The purpose of this notebook is to implement some machine learning algorithms to try and predict whether a team will run or pass on second down, using the 2015 NFL Play-By-Play dataset.

In [1]:
# First Let's import the necessary packages
import pandas as pd # Package used for working with dataframes
import numpy as np # Package used for working with arrays
import matplotlib.pyplot as plt #Package used visualizing our data
%matplotlib inline 
#This command causes plots to show up in notebook

#sklearn is the machine learning package
#First we load in the instances to preprocess our data
from sklearn import preprocessing
from sklearn.feature_selection import SelectKBest, f_classif
from sklearn import cross_validation

#Next we load the various algorithms we will be using:
#logistic regression, k-nearest neighbors, support vector machines, random trees and random forests
from sklearn.linear_model import LogisticRegression
from sklearn.neighbors import KNeighborsClassifier
from sklearn import svm
from sklearn import tree
from sklearn.ensemble import RandomForestClassifier

#Finally, the gridsearch instance will allow us to fine-tune our algorithms
from sklearn.grid_search import GridSearchCV
In [2]:
#Now we will read in the data pick out the second down plays which resulted in a run or a pass

file_loc = "/home/matt/Downloads/nfl.csv"
data = pd.read_csv(file_loc)

second = data[(data['down'] == 2) & ((data['PlayType'] == 'Pass') | (data['PlayType'] == 'Run'))]
/home/matt/anaconda3/lib/python3.5/site-packages/IPython/core/interactiveshell.py:2723: DtypeWarning: Columns (26) have mixed types. Specify dtype option on import or set low_memory=False.
  interactivity=interactivity, compiler=compiler, result=result)

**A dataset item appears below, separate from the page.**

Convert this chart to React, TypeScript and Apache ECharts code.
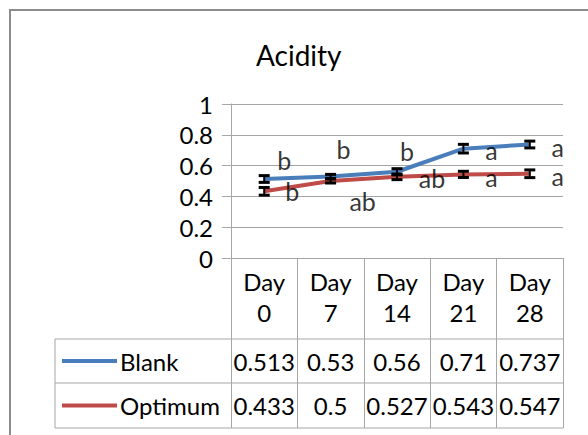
import React, { useEffect, useRef } from 'react';
import * as echarts from 'echarts';

const categories = ['Day 0', 'Day 7', 'Day 14', 'Day 21', 'Day 28'];
const seriesNames = ['Blank', 'Optimum'];
const blank = [0.513, 0.53, 0.56, 0.71, 0.737];
const optimum = [0.433, 0.5, 0.527, 0.543, 0.547];
const blankErr = [0.022, 0.013, 0.02, 0.028, 0.022];
const optimumErr = [0.025, 0.013, 0.018, 0.02, 0.025];
const blankLetters = ['b', 'b', 'b', 'a', 'a'];
const optimumLetters = ['b', 'ab', 'ab', 'a', 'a'];
const yMin = 0;
const yMax = 1;
const yInterval = 0.2;

// label offsets (px) of the significance letters from their points
const blankLetterOffsets = [[20, -19], [13, -27], [10, -21], [28, 1], [28, 2]];
const optimumLetterOffsets = [[28, 0], [32, 20], [35, 1], [28, 3], [28, 2]];

const FONT = 'Lato, "Open Sans", sans-serif';
const GRAY = '#a6a6a6';
const W = 588;
const GRID_L = 231;
const GRID_R = 563;
const GRID_T = 104;
const GRID_B = 258;
const ROW1 = 339;
const ROW2 = 383;
const ROW3 = 428;
const TABLE_L = 55;
const COLORS = ['#4a7ebb', '#be4b48'];

function errorBars(values: number[], errs: number[]) {
  return {
    type: 'custom',
    xAxisIndex: 0,
    yAxisIndex: 0,
    z: 5,
    silent: true,
    data: values.map((v, i) => [i, v, errs[i]]),
    renderItem: (_p: any, api: any) => {
      const i = api.value(0);
      const v = api.value(1);
      const e = api.value(2);
      const top = api.coord([i, v + e]);
      const bot = api.coord([i, v - e]);
      const hw = 5.5;
      const style = { stroke: '#000', lineWidth: 2 };
      const cap = { stroke: '#000', lineWidth: 3 };
      return {
        type: 'group',
        children: [
          { type: 'line', shape: { x1: top[0], y1: top[1], x2: bot[0], y2: bot[1] }, style },
          { type: 'line', shape: { x1: top[0] - hw, y1: top[1], x2: top[0] + hw, y2: top[1] }, style: cap },
          { type: 'line', shape: { x1: bot[0] - hw, y1: bot[1], x2: bot[0] + hw, y2: bot[1] }, style: cap },
        ],
      };
    },
  };
}

function letterSeries(values: number[], letters: string[], offsets: number[][]) {
  return {
    type: 'scatter',
    xAxisIndex: 0,
    yAxisIndex: 0,
    silent: true,
    symbolSize: 1,
    z: 6,
    itemStyle: { color: 'rgba(0,0,0,0)' },
    data: values.map((v, i) => ({
      value: [i, v],
      label: {
        show: true,
        formatter: letters[i],
        position: 'inside',
        offset: offsets[i],
        align: 'center',
        verticalAlign: 'middle',
        fontSize: 25,
        fontFamily: FONT,
        color: '#000',
      },
    })),
  };
}

export default function App() {
  const ref = useRef<HTMLDivElement>(null);
  useEffect(() => {
    const chart = echarts.init(ref.current!, null, { renderer: 'svg' });
    const textStyle = { fontSize: 24, fontFamily: FONT, color: '#000' };
    const hLine = (y: number) => ({
      type: 'line',
      shape: { x1: TABLE_L, y1: y, x2: GRID_R, y2: y },
      style: { stroke: GRAY, lineWidth: 1 },
    });
    const option: any = {
      animation: false,
      backgroundColor: '#fff',
      title: {
        text: 'Acidity',
        left: 256,
        top: 41,
        padding: 0,
        textStyle: { fontSize: 28, fontWeight: 'normal', fontFamily: FONT, color: '#000' },
      },
      legend: {
        data: seriesNames,
        orient: 'vertical',
        left: 62,
        top: 349,
        padding: 0,
        itemGap: 20.5,
        itemWidth: 55,
        itemHeight: 4,
        icon: 'rect',
        selectedMode: false,
        textStyle: { ...textStyle, lineHeight: 24, padding: [0, 0, 0, -2] },
      },
      grid: [
        { left: GRID_L, right: W - GRID_R, top: GRID_T, height: GRID_B - GRID_T },
        { left: GRID_L, right: W - GRID_R, top: ROW1, height: ROW2 - ROW1 },
        { left: GRID_L, right: W - GRID_R, top: ROW2, height: ROW3 - ROW2 },
      ],
      xAxis: [
        {
          gridIndex: 0,
          type: 'category',
          data: categories,
          boundaryGap: true,
          axisLine: { show: true, lineStyle: { color: GRAY, width: 1 } },
          axisTick: { show: true, interval: 0, length: ROW3 - GRID_B, lineStyle: { color: GRAY, width: 1 } },
          axisLabel: {
            ...textStyle,
            interval: 0,
            margin: 8,
            lineHeight: 31,
            formatter: (v: string) => v.replace(' ', '\n'),
          },
        },
        {
          gridIndex: 1,
          type: 'category',
          data: blank.map(String),
          axisLine: { show: false },
          axisTick: { show: false },
          axisLabel: { ...textStyle, interval: 0, margin: -(ROW2 - ROW1) / 2, verticalAlign: 'middle' },
        },
        {
          gridIndex: 2,
          type: 'category',
          data: optimum.map(String),
          axisLine: { show: false },
          axisTick: { show: false },
          axisLabel: { ...textStyle, interval: 0, margin: -(ROW3 - ROW2) / 2, verticalAlign: 'middle' },
        },
      ],
      yAxis: [
        {
          gridIndex: 0,
          type: 'value',
          min: yMin,
          max: yMax,
          interval: yInterval,
          axisLine: { show: true, lineStyle: { color: GRAY, width: 1 } },
          axisTick: { show: true, length: 9, lineStyle: { color: GRAY, width: 1 } },
          splitLine: { show: true, lineStyle: { color: GRAY, width: 1 } },
          axisLabel: { ...textStyle, margin: 18 },
        },
        { gridIndex: 1, type: 'value', show: false },
        { gridIndex: 2, type: 'value', show: false },
      ],
      series: [
        {
          name: seriesNames[0],
          type: 'line',
          data: blank,
          symbol: 'none',
          color: COLORS[0],
          lineStyle: { width: 4, color: COLORS[0] },
          z: 3,
        },
        {
          name: seriesNames[1],
          type: 'line',
          data: optimum,
          symbol: 'none',
          color: COLORS[1],
          lineStyle: { width: 4, color: COLORS[1] },
          z: 2,
        },
        errorBars(blank, blankErr),
        errorBars(optimum, optimumErr),
        letterSeries(blank, blankLetters, blankLetterOffsets),
        letterSeries(optimum, optimumLetters, optimumLetterOffsets),
      ],
      graphic: [
        {
          type: 'rect',
          shape: { x: 10, y: 10, width: 620, height: 460 },
          style: { fill: 'none', stroke: '#8c8c8c', lineWidth: 2 },
          silent: true,
        },
        hLine(ROW1),
        hLine(ROW2),
        hLine(ROW3),
        {
          type: 'line',
          shape: { x1: TABLE_L, y1: ROW1, x2: TABLE_L, y2: ROW3 },
          style: { stroke: GRAY, lineWidth: 1 },
        },
      ],
    };
    chart.setOption(option);
    return () => chart.dispose();
  }, []);
  return (
    <div
      ref={ref}
      style={{ position: 'fixed', left: 0, top: 0, width: 588, height: 435, background: '#fff' }}
    />
  );
}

Before running any algorithms, let's do some naive predictions. A very basic prediction is to always choose the most frequent play type.

In [3]:
breakdown = second['PlayType'].value_counts()
breakdown['Pass']/ (breakdown['Pass'] + breakdown['Run'])
Out[3]:
0.58024926267719534

This tells us that we can guess correctly 58% of the time just by always choosing pass. On the other hand, if it is second and short a run is more likely than a pass, as the following plots illustrate.

In [4]:
passing = second[second['PlayType'] == 'Pass']
running = second[second['PlayType'] == 'Run']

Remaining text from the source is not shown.